C’è molto Obama nella crisi del bipolarismo americano
12 Febbraio 2016
Ogni tanto il presidente Obama scende dall’empireo ed è costretto a fare i conti con la realtà. E’ accaduto per esempio con le primarie in New Hampshire, modello di vecchio bipolarismo e test per la democrazia Usa che sta cambiando, vista la sorprendente affermazione di due ‘irregolari’ della politica americana come il miliardario Donald Trump e il socialdemocratico Bernie Sanders.
La politica negli Usa si è “ammalata”, ha commentato Obama, aggiungendo che in passato democratici e repubblicani non passavano il tempo solo a darsi “dell’idiota o del fascista”. In realtà è un malessere che non riguarda solo gli Stati Uniti. Le democrazie occidentali più o meno bipolari perdono colpi. E’ accaduto in Francia. Si è ripetuto in Spagna. Può succedere in Italia. Le Pen, Podemos, Grillo, Corbyn in Gran Bretagna e adesso Sanders e Trump in America.
Non sono più casi sporadici e bisogna capire se e quanto siamo davanti a un cambio di paradigma. Obama ha scelto un luogo simbolico per fare i conti con la sua storia personale e con quella del proprio Paese: le scale del Campidoglio dell’Illinois che ospitò il presidente Lincoln e da dove lo stesso Barack nel 2007 aveva lanciato la mitica parola d’ordine «Change».

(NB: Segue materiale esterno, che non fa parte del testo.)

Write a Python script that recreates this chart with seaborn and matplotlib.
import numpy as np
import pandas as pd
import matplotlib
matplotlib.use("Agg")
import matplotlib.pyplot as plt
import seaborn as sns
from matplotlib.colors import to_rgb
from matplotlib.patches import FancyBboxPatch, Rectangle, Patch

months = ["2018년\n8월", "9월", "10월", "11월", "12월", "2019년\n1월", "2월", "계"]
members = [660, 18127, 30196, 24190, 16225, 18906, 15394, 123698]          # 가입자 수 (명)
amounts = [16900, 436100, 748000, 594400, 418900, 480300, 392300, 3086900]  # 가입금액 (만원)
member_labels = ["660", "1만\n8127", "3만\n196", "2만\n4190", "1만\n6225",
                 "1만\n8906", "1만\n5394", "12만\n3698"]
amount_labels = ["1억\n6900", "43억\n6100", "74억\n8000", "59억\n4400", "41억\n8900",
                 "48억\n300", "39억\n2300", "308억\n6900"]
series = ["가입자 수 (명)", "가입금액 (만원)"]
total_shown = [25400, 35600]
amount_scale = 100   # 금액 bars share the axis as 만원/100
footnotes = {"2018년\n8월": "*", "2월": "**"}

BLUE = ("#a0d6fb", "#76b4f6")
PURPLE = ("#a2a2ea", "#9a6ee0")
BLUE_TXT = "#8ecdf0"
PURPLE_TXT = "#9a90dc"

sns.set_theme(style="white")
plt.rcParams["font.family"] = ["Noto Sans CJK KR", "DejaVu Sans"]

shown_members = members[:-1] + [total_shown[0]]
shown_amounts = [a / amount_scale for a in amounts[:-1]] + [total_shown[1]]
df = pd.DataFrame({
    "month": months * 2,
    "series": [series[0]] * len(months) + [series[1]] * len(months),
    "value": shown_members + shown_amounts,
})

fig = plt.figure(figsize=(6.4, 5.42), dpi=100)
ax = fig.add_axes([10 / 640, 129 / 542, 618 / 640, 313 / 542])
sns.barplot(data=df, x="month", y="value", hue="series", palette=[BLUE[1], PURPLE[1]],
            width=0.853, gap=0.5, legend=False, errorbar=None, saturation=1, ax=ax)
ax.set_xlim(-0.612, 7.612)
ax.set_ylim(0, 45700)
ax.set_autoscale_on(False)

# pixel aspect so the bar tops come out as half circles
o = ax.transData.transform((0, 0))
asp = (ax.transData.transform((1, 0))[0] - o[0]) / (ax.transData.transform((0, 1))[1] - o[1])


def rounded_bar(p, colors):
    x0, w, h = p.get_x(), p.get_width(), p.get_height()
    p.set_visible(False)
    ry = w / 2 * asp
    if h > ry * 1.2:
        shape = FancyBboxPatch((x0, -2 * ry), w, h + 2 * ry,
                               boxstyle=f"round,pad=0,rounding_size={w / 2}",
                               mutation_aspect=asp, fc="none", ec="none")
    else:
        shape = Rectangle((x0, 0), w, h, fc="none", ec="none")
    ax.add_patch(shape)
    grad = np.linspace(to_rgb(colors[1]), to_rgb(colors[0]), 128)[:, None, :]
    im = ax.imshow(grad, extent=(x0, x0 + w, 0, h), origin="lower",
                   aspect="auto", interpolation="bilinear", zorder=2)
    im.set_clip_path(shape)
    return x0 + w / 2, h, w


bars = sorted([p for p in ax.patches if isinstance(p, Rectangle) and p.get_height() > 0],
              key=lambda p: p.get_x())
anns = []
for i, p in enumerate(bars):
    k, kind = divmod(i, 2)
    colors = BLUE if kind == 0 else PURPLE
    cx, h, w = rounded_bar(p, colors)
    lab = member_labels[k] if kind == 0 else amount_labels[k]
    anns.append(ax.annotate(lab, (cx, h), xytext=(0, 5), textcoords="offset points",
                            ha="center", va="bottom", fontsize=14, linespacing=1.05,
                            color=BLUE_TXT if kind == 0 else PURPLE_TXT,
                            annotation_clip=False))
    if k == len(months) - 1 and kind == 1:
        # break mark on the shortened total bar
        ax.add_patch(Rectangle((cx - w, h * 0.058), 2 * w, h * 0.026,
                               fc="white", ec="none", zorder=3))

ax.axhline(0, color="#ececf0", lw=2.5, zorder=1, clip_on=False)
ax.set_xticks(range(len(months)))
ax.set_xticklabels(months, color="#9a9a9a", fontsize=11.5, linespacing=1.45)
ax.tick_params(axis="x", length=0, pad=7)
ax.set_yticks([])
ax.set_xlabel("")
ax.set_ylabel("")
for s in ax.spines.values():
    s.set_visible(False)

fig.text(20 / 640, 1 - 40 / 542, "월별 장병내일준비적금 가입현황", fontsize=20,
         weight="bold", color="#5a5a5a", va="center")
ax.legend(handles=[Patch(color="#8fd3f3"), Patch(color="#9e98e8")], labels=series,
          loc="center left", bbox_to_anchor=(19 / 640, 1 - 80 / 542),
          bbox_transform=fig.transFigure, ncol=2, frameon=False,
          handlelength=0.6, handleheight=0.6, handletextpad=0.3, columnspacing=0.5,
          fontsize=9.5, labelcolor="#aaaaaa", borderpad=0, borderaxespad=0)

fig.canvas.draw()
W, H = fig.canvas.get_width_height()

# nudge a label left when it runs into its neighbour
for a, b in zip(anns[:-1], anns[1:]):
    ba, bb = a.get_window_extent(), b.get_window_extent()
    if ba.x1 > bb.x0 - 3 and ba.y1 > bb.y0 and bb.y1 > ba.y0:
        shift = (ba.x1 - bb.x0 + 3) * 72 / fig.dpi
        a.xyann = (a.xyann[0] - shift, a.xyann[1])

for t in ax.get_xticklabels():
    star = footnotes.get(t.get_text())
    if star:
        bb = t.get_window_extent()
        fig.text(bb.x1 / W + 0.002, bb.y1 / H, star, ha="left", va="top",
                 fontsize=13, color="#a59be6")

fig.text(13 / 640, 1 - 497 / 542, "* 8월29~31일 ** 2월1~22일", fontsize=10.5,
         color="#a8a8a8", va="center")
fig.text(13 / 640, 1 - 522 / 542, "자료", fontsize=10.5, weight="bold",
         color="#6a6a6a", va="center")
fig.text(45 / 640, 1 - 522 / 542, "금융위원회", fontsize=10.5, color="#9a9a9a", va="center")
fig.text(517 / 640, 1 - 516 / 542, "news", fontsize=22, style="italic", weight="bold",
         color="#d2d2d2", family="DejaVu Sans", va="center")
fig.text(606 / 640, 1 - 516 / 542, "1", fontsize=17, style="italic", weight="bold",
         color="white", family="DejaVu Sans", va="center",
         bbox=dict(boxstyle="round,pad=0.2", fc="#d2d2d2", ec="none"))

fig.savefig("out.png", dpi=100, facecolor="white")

Qualcosa da allora è cambiato e non certo nella direzione auspicata dal presidente. I cittadini hanno dimostrato una totale mancanza di fiducia verso la politica che intanto si polarizzava nella dispersione dei vecchi partiti e schieramenti. A questo, nel caso degli Usa, va aggiunta la caccia alle streghe scatenata dai liberal contro l’amministrazione Bush, un elemento che di solito si tende a rimuovere ma che spiega anche l’indebolimento di un pezzo della constituency repubblicana.

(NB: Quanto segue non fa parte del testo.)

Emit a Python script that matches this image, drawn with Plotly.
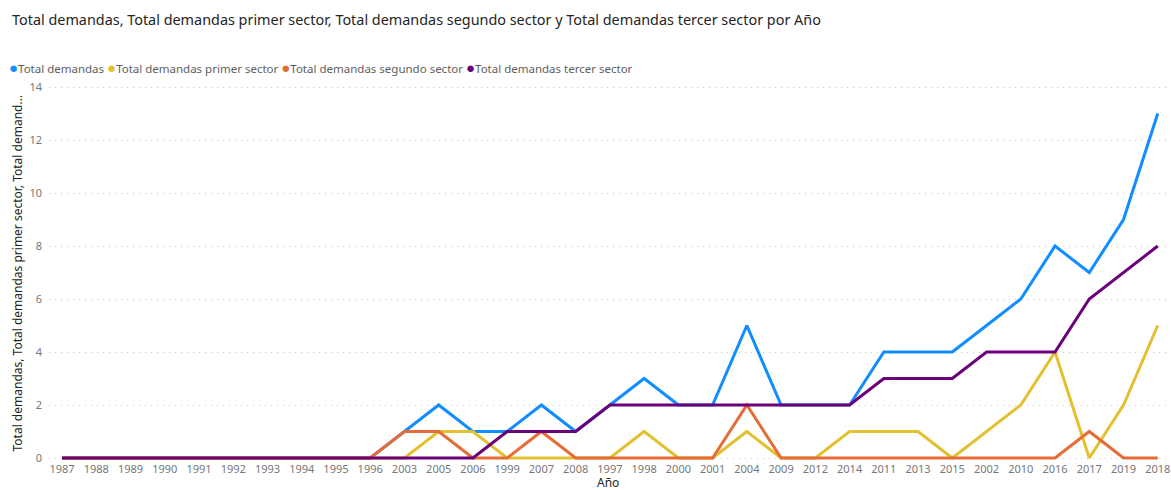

A voler approfondire, e prendendo in prestito dal politichese nostrano il termine “correnti”, è vero anche che i due grandi partiti americani, l’Elefantino e l’Asinello, hanno assistito spesso a sfide interne tra visioni contrapposte del mondo o al passaggio di meteore impazzite.
Qualcuno ha ricordato la competizione nel partito repubblicano tra un conservatore come Goldwater e il più elitario Rockefeller, o in quello democratico tra il centrista Bill Clinton e il progressista Howard Dean, oppure ancora la passeggera stella di Ross Perot. Fenomeni di disordine bipolare e sintomi che sempre si erano ricomposti in uno schema organico, nel gioco di responsabilità tra chi governa e chi sta all’opposizione. Ora si gioca al massacro.
Da questo punto di vista la vittoria del socialista Bill De Blasio a sindaco di New York dello scorso novembre ha segnato uno spartiacque nella bipolarità. De Blasio vince su una piattaforma antagonista riconducibile a movimenti come Occupy Wall Street, raccoglie la sfiducia e in certi casi l’odio verso la classe politica e la elite finanziaria che monta nel Paese. De Blasio ha aperto la strada a Sanders su scala nazionale.
La fotografia più impietosa la offre un editoriale di Edward Luce apparso sul Financial Times: il New Hampshire è “l’incubo peggiore per l’establishment”, il piccolo stato americano “ha ripudiato le elite d’America”. “I vincitori” delle primarie “sono un anziano socialista che fino a qualche mese fa aveva quasi zero notorietà e il più famoso conduttore di reality show” del Paese.
Per cui è giusto contestualizzare la sorpresa americana in quella che sta diventando una consuetudine europea, appunto lo scardinamento del sistema del bipolarismo classico. Ma c’è una cosa che riguarda particolarmente gli Stati Uniti e cioè l’atteggiamento assunto da Obama in quest’ultimo scorcio della sua carriera politica. Obama crede davvero di poter uscire di scena così, limitandosi a lanciare qualche strale contro il “Palazzo” dopo che ha governato la ex superpotenza globale per un decennio?
La verità è che il “change” ha solo prodotto una America più arrabbiata. Un Paese dove meno del 20% dell’elettorato si fida del governo. Una nazione nella quale il 60% della popolazione ritiene finito l’american dream, il sogno americano. L’era obamiana si lascia dietro come eredità la malattia del bipolarismo e la maschera deformante dei “nuovi populismi”. Ma il presidente fa finta di niente, la “malattia” americana non lo riguarda, scaricando quest’ultima patata bollente sulle spalle del suo misterioso successore.